> EXERCISE GOAL
Would you output the whole listing below, exactly as it reads?

# # #

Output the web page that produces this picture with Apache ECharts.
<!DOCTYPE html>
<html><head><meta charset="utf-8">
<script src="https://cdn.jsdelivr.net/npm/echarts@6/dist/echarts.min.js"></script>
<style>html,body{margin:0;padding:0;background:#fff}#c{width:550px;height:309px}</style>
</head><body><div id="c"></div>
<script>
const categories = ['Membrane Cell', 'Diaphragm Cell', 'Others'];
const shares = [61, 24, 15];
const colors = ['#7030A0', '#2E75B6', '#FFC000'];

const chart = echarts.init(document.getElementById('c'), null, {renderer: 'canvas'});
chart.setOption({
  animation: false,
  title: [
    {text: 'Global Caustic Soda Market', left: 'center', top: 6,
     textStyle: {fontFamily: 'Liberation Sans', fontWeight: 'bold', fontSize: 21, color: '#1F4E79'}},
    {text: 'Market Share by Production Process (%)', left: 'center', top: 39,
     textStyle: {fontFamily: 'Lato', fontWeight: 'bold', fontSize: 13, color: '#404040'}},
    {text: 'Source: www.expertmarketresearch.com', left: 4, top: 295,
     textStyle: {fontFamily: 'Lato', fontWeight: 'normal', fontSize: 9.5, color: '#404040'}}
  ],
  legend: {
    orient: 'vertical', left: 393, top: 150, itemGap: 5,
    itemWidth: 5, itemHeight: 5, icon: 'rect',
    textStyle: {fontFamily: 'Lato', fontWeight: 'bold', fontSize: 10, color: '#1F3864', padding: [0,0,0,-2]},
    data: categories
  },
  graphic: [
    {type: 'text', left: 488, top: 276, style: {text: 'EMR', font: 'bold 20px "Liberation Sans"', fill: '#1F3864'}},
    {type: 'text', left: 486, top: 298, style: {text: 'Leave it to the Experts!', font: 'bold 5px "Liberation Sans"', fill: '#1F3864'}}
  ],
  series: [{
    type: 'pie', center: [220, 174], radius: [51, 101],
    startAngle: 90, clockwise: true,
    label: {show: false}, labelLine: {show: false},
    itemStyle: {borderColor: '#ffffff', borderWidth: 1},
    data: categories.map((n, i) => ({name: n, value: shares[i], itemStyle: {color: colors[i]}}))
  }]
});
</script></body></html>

# # #

> RESPONSE
Output the web page that produces this picture with Apache ECharts.
<!DOCTYPE html>
<html><head><meta charset="utf-8">
<script src="https://cdn.jsdelivr.net/npm/echarts@6/dist/echarts.min.js"></script>
<style>html,body{margin:0;padding:0;background:#fff}#c{width:550px;height:309px}</style>
</head><body><div id="c"></div>
<script>
const categories = ['Membrane Cell', 'Diaphragm Cell', 'Others'];
const shares = [61, 24, 15];
const colors = ['#7030A0', '#2E75B6', '#FFC000'];

const chart = echarts.init(document.getElementById('c'), null, {renderer: 'canvas'});
chart.setOption({
  animation: false,
  title: [
    {text: 'Global Caustic Soda Market', left: 'center', top: 6,
     textStyle: {fontFamily: 'Liberation Sans', fontWeight: 'bold', fontSize: 21, color: '#1F4E79'}},
    {text: 'Market Share by Production Process (%)', left: 'center', top: 39,
     textStyle: {fontFamily: 'Lato', fontWeight: 'bold', fontSize: 13, color: '#404040'}},
    {text: 'Source: www.expertmarketresearch.com', left: 4, top: 295,
     textStyle: {fontFamily: 'Lato', fontWeight: 'normal', fontSize: 9.5, color: '#404040'}}
  ],
  legend: {
    orient: 'vertical', left: 393, top: 150, itemGap: 5,
    itemWidth: 5, itemHeight: 5, icon: 'rect',
    textStyle: {fontFamily: 'Lato', fontWeight: 'bold', fontSize: 10, color: '#1F3864', padding: [0,0,0,-2]},
    data: categories
  },
  graphic: [
    {type: 'text', left: 488, top: 276, style: {text: 'EMR', font: 'bold 20px "Liberation Sans"', fill: '#1F3864'}},
    {type: 'text', left: 486, top: 298, style: {text: 'Leave it to the Experts!', font: 'bold 5px "Liberation Sans"', fill: '#1F3864'}}
  ],
  series: [{
    type: 'pie', center: [220, 174], radius: [51, 101],
    startAngle: 90, clockwise: true,
    label: {show: false}, labelLine: {show: false},
    itemStyle: {borderColor: '#ffffff', borderWidth: 1},
    data: categories.map((n, i) => ({name: n, value: shares[i], itemStyle: {color: colors[i]}}))
  }]
});
</script></body></html>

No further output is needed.